Gilbert’s Sign Code treats temporary directional signs less favorably (in terms of size, location, duration, etc.) than political signs and ideological signs.

Content-based laws are only constitutional if they pass strict scrutiny—that is, if they are narrowly tailored to serve a compelling government interest.

While the SLLC argued in its amicus brief that the sign categories in this case are based on function, the Court concluded they are based on content. The various categories draw distinctions based on the message a speaker conveys. So under Gilbert’s sign code: “[i]f a sign informs its reader of the time and place a book club will discuss John Locke’s Two Treatises of Government, that sign will be treated differently from a sign expressing the view that one should vote for one of Locke’s followers in an upcoming election, and both signs will be treated differently from a sign expressing an ideological view rooted in Locke’s theory of government.”

Gilbert’s Sign Code failed strict scrutiny because its two asserted compelling interests—preserving aesthetic and traffic safety—were “hopelessly underinclusive.” Temporary directional signs are “no greater an eyesore” and pose no greater threat to public safety than ideological or political signs.

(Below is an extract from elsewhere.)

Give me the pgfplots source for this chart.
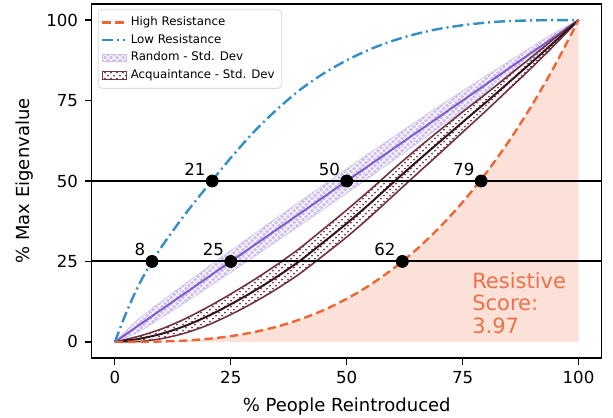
\documentclass[border=0pt]{standalone}
\usepackage{fontspec}
\setmainfont{DejaVu Sans}
\usepackage{pgfplots}
\usepackage{pgfplotstable}
\pgfplotsset{compat=1.18}
\usepgfplotslibrary{fillbetween}
\usetikzlibrary{patterns}

\definecolor{hiorange}{RGB}{240,101,52}
\definecolor{restext}{RGB}{238,112,72}
\definecolor{lowblue}{RGB}{52,143,196}
\definecolor{rndline}{RGB}{128,92,205}
\definecolor{rndfill}{RGB}{208,192,240}
\definecolor{acqedge}{RGB}{112,52,64}
\definecolor{acqline}{RGB}{50,20,28}
\definecolor{shade}{RGB}{251,225,216}

\pgfplotsset{
  lineleg/.style={legend image code/.code={\draw[##1] (0pt,0pt) -- (11.5pt,0pt);}},
  boxleg/.style={legend image code/.code={\draw[sharp corners, ##1] (0pt,-1.8pt) rectangle (12pt,1.8pt);}},
}

% high resistance curve
\pgfplotstableread{
x y
0 0
5 0.02
10 0.13
15 0.41
20 0.94
25 1.80
30 3.05
35 4.76
40 7.02
45 9.87
50 13.40
55 17.66
60 22.73
65 28.67
70 35.54
75 43.42
80 52.36
85 62.42
90 73.67
95 86.18
100 100
}\highres

% low resistance curve
\pgfplotstableread{
x y
0 0
2 7.5
4 14.2
6 20.0
8 25.0
10 29.4
12 33.5
15 39.4
18 44.9
21 50.2
25 57.2
30 65.3
35 72.3
40 78.4
45 83.4
50 87.5
55 90.9
60 93.6
65 95.7
70 97.3
75 98.4
80 99.2
85 99.7
90 99.9
95 100
100 100
}\lowres

% random: mean, lower, upper
\pgfplotstableread{
x mean lo hi
0 0 0 0
5 5 3.05 6.95
10 10 7.48 12.52
15 15 12.10 17.90
20 20 16.83 23.17
25 25 21.62 28.38
30 30 26.46 33.54
35 35 31.35 38.65
40 40 36.27 43.73
45 45 41.22 48.78
50 50 46.21 53.79
55 55 51.25 58.75
60 60 56.35 63.65
65 65 61.50 68.50
70 70 66.70 73.30
75 75 72.00 78.00
80 80 77.40 82.60
85 85 82.80 87.20
90 90 88.20 91.80
95 95 93.80 96.20
100 100 100 100
}\rnd

% acquaintance: mean, lower, upper
\pgfplotstableread{
x mean lo hi
0 0 0 0
5 0.9 0.1 1.7
10 2.5 1.0 4.0
15 4.9 2.7 7.1
20 8.0 5.2 10.8
25 11.7 8.5 14.9
30 15.8 12.3 19.3
35 20.3 16.55 24.05
40 25.3 21.35 29.25
45 31.0 26.9 35.1
50 36.8 32.6 41.0
55 43.0 38.8 47.2
60 49.5 45.4 53.6
65 55.9 52.0 59.8
70 62.1 58.5 65.7
75 68.3 65.15 71.45
80 74.4 71.75 77.05
85 80.7 78.55 82.85
90 87.0 85.35 88.65
95 93.5 92.5 94.5
100 100 100 100
}\acq

% crossing points
\pgfplotstableread{
x y lab
8 25 8
25 25 25
62 25 62
21 50 21
50 50 50
79 50 79
}\cross

\begin{document}
\begin{tikzpicture}
\begin{axis}[
  scale only axis, width=255pt, height=177pt,
  xmin=-5, xmax=105, ymin=-5, ymax=105,
  xtick={0,25,50,75,100}, ytick={0,25,50,75,100},
  tick align=outside, tick pos=left, major tick length=3.3pt,
  tick style={black, line width=0.6pt},
  axis line style={black, line width=0.6pt},
  ticklabel style={font=\fontsize{8.3}{10}\selectfont},
  /pgf/number format/assume math mode=true,
  xlabel={\% People Reintroduced}, ylabel={\% Max Eigenvalue},
  label style={font=\fontsize{9}{11}\selectfont},
  xlabel style={at={(axis description cs:0.5,-0.151)}, anchor=base},
  ylabel style={at={(axis description cs:-0.131,0.5)}, anchor=center},
  legend cell align=left,
  legend style={at={(0.012,0.985)}, anchor=north west, draw=black!15,
    rounded corners=2pt, font=\fontsize{5.9}{7}\selectfont, inner sep=1.5pt,
    row sep=-1.2pt},
]
\coordinate (bl) at (rel axis cs:0,0);
\coordinate (tr) at (rel axis cs:1,1);

\addlegendimage{lineleg, hiorange, line width=1.2pt, dash pattern=on 4.2pt off 2.2pt}
\addlegendentry{High Resistance}
\addlegendimage{lineleg, lowblue, line width=1.2pt, dash pattern=on 5.5pt off 2pt on 1pt off 2pt}
\addlegendentry{Low Resistance}
\addlegendimage{boxleg, fill=rndfill, draw=rndfill, postaction={pattern=crosshatch, pattern color=white}}
\addlegendentry{Random - Std. Dev}
\addlegendimage{boxleg, fill=white, draw=acqedge, postaction={pattern=crosshatch dots, pattern color=acqedge}}
\addlegendentry{Acquaintance - Std. Dev}

% shaded region under the high resistance curve
\addplot[smooth, fill=shade, draw=none, forget plot] table[x=x, y=y] {\highres} \closedcycle;

% random band
\addplot[smooth, name path=rlo, draw=rndfill, line width=0.3pt, forget plot] table[x=x, y=lo] {\rnd};
\addplot[smooth, name path=rhi, draw=rndfill, line width=0.3pt, forget plot] table[x=x, y=hi] {\rnd};
\addplot[fill=rndfill, postaction={pattern=crosshatch, pattern color=white}, forget plot]
  fill between[of=rlo and rhi];
\addplot[smooth, rndline, line width=1pt, forget plot] table[x=x, y=mean] {\rnd};

% acquaintance band
\addplot[smooth, name path=alo, draw=none, forget plot] table[x=x, y=lo] {\acq};
\addplot[smooth, name path=ahi, draw=none, forget plot] table[x=x, y=hi] {\acq};
\addplot[fill=white, postaction={pattern=crosshatch dots, pattern color=acqedge}, forget plot]
  fill between[of=alo and ahi];
\addplot[smooth, acqedge, line width=0.8pt, forget plot] table[x=x, y=lo] {\acq};
\addplot[smooth, acqedge, line width=0.8pt, forget plot] table[x=x, y=hi] {\acq};
\addplot[smooth, acqline, line width=1pt, forget plot] table[x=x, y=mean] {\acq};

% resistance curves
\addplot[smooth, hiorange, line width=1.2pt, dash pattern=on 4.2pt off 2.2pt, forget plot]
  table[x=x, y=y] {\highres};
\addplot[smooth, lowblue, line width=1.2pt, dash pattern=on 5.5pt off 2pt on 1pt off 2pt, forget plot]
  table[x=x, y=y] {\lowres};

% reference levels
\addplot[black, line width=1pt, forget plot] coordinates {(-5,25) (105,25)};
\addplot[black, line width=1pt, forget plot] coordinates {(-5,50) (105,50)};

% crossings
\addplot[only marks, mark=*, mark size=3pt, black, forget plot,
  point meta=explicit symbolic, nodes near coords,
  nodes near coords style={anchor=south east, inner sep=0pt, xshift=-3.2pt, yshift=2.6pt,
    font=\fontsize{8.3}{10}\selectfont, text=black}]
  table[x=x, y=y, meta=lab] {\cross};

\node[anchor=north west, align=left, inner sep=0pt, text=restext,
  font=\fontsize{10.5}{11.25}\selectfont] at (axis cs:77,21.8) {Resistive\\Score:\\3.97};
\end{axis}
\pgfresetboundingbox
\path[use as bounding box] ([xshift=-45.85pt, yshift=-29.85pt]bl) rectangle ([xshift=5.65pt, yshift=2pt]tr);
\end{tikzpicture}
\end{document}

Many, if not most communities, like Gilbert, regulate some categories of signs in a way the Supreme Court has defined as content-based in this opinion.  Communities will need to change these ordinances.  Justice Alito, in a concurring opinion, offers a list of rules that he and two other Justices believes would not be content-based. Justice Kagan, in a separate concurring opinion joined by two other Justices, is less optimist about the impact of this ruling on local government: 

As the years go by, courts will discover that thousands of towns have ordinances [that contain subject matter exemptions like historical markers] many of them “entirely reasonable.” And as the challenges to them mount, courts will have to invalidate one after the other. (This Court may soon find itself a veritable Supreme Board of Sign Review.) And courts will strike down those democratically enacted local laws even though no one—certainly not the majority—has ever explained why the vindication of First Amendment values requires that result.

Bill BrintonRogers Towers wrote the SLLC’s brief which was joined by the National League of Cities, the National Association of Counties, the International City/County Management Association, the United States Conference of Mayors, the International Municipal Lawyers Association, the American Planning Association, and Scenic America.